WHAT YOU NEED TO DO:
Gather every line below where "that" appears.

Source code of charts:
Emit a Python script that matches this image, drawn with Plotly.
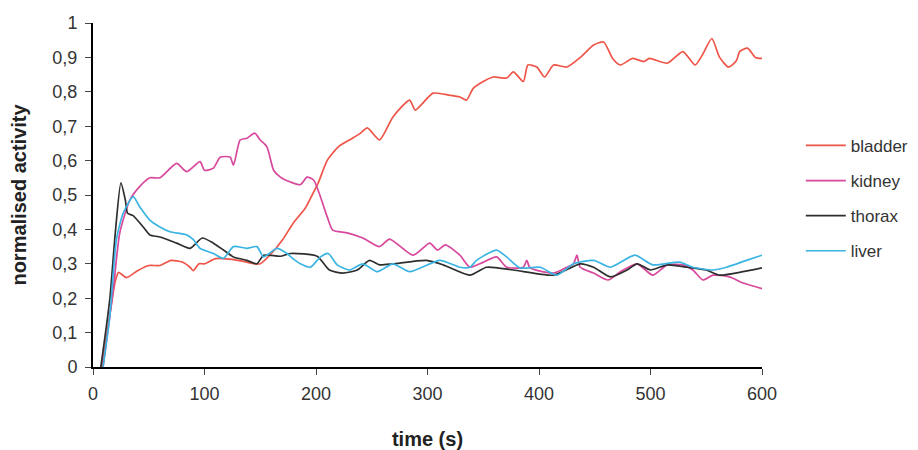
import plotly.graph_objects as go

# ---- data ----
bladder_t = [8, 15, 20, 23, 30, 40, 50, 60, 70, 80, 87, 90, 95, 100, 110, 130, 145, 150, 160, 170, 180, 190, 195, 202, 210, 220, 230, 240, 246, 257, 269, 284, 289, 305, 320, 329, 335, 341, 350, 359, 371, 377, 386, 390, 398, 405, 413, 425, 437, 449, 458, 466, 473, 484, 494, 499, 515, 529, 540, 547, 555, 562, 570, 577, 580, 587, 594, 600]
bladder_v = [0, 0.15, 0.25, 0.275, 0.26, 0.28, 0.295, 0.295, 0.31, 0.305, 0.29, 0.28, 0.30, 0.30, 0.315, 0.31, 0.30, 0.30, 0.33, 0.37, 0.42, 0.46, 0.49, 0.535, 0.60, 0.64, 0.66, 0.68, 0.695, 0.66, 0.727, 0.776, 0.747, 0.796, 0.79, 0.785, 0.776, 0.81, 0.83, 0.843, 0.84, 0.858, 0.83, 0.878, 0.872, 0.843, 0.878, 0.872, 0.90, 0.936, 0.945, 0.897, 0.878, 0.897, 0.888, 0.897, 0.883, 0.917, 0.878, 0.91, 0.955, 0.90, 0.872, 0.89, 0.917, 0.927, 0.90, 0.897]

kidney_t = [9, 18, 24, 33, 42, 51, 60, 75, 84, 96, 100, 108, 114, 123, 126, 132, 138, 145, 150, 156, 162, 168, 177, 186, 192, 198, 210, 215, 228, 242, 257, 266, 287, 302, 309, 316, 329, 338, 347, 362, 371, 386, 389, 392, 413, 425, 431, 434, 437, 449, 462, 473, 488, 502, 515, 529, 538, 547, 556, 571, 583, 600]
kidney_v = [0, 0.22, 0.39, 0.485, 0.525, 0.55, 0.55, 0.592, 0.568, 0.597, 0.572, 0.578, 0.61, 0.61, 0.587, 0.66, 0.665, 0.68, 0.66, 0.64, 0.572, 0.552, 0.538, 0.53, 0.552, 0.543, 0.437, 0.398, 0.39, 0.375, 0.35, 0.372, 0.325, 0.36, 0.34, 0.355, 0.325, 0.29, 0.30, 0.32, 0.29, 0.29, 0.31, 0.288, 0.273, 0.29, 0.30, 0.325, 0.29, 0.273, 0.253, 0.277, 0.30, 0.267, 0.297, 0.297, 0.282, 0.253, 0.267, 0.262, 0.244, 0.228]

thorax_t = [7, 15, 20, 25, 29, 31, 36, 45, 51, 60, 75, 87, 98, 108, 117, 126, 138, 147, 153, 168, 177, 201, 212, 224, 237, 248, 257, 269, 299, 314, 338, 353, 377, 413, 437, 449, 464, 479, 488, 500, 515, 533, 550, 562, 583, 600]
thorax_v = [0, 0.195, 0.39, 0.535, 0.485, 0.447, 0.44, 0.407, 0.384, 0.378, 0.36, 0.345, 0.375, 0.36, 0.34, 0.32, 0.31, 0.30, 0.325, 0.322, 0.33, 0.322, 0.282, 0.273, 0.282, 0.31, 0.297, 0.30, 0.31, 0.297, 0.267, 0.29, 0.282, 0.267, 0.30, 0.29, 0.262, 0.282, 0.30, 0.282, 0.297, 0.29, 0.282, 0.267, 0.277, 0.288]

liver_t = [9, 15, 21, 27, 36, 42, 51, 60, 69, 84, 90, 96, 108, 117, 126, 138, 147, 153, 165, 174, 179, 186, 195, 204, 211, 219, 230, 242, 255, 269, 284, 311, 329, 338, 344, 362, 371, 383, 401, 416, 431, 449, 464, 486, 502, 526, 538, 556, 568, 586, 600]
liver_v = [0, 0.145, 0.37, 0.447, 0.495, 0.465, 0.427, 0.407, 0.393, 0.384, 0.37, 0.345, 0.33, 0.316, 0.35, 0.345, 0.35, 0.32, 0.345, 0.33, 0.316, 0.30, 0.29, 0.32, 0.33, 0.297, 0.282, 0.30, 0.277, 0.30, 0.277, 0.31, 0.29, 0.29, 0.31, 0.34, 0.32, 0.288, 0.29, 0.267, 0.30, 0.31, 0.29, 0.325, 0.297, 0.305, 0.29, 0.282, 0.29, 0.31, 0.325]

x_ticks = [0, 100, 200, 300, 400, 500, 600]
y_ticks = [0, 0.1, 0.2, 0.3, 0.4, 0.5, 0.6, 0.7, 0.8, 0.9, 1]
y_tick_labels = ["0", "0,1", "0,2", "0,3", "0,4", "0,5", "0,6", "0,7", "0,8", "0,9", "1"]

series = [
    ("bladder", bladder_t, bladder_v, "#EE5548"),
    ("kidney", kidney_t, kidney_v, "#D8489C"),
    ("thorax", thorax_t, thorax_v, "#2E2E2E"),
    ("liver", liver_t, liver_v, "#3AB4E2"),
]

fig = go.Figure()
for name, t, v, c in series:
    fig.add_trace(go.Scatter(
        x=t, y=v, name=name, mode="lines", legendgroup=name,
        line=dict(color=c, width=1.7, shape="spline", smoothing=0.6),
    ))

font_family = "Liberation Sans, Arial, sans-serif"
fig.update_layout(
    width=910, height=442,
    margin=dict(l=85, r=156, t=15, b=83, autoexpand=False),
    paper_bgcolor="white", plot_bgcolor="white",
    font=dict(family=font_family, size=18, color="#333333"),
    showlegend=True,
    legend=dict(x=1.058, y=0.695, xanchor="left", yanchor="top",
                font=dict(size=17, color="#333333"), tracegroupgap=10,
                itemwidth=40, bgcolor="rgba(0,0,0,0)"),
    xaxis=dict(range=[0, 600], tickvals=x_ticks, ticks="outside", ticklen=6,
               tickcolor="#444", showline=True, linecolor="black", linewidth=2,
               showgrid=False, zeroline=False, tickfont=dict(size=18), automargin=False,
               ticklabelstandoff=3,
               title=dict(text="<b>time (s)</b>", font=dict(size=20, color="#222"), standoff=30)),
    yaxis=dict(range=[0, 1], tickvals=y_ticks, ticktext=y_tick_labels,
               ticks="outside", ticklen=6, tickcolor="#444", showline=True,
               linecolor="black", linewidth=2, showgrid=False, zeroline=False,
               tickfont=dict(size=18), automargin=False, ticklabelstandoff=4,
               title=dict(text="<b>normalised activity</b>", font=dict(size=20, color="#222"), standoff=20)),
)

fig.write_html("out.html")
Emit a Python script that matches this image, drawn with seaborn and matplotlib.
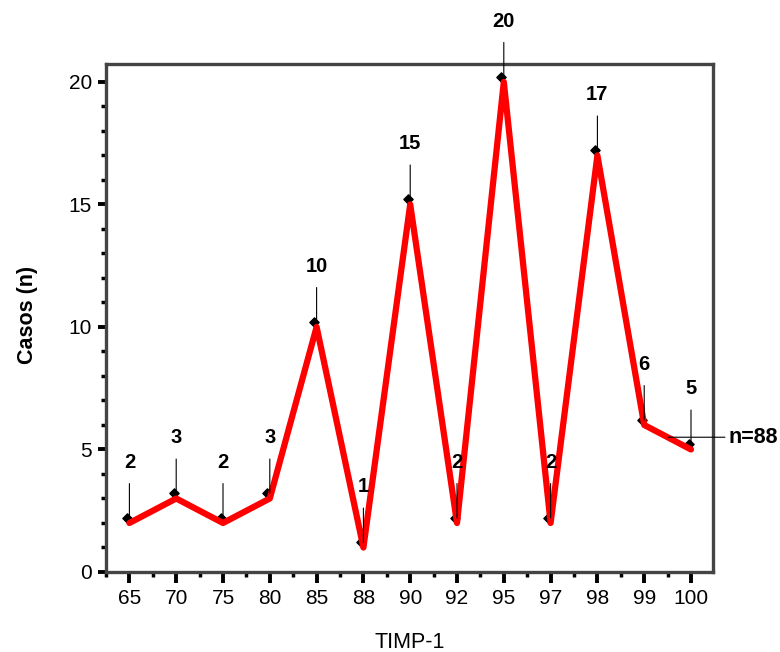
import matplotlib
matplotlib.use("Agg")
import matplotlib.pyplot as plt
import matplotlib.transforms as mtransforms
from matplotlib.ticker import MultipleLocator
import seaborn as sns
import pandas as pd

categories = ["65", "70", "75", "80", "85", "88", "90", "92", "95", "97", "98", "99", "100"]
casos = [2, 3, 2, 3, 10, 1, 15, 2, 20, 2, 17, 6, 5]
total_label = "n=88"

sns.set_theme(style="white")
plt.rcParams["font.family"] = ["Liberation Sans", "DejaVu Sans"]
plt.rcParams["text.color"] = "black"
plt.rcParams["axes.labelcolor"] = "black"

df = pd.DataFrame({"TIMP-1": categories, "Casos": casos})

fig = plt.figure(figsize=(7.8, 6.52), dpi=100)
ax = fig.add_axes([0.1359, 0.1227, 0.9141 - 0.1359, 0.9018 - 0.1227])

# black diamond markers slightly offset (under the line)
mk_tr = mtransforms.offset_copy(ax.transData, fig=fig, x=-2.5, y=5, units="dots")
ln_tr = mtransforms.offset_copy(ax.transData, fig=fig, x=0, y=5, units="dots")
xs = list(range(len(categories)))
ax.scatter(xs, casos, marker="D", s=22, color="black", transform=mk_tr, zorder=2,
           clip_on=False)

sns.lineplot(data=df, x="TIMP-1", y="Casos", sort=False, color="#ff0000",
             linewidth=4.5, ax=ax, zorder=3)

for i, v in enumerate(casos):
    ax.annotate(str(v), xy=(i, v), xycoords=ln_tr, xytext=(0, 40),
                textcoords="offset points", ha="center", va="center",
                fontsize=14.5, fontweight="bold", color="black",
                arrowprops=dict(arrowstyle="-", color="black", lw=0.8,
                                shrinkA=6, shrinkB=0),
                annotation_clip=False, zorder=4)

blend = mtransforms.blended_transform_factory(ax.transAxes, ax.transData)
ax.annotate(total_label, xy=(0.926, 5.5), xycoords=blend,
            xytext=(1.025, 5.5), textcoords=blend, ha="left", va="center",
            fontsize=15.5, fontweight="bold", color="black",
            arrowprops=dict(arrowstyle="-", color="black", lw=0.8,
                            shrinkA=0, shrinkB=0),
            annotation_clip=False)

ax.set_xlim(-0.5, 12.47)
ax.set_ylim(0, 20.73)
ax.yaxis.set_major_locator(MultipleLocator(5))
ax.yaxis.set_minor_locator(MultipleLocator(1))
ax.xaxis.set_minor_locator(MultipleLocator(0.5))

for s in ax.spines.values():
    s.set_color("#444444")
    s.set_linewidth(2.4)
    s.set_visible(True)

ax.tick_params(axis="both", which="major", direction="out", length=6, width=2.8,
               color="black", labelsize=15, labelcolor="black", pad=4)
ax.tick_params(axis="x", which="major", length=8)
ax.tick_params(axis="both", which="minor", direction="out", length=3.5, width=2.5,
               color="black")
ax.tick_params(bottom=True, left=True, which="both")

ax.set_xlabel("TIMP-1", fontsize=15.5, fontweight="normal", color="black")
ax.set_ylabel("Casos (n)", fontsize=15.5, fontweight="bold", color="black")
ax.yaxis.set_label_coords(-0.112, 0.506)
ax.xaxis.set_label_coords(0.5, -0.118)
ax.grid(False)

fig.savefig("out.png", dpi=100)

THE COMPLETED TASK:
Emit a Python script that matches this image, drawn with Plotly.
Emit a Python script that matches this image, drawn with seaborn and matplotlib.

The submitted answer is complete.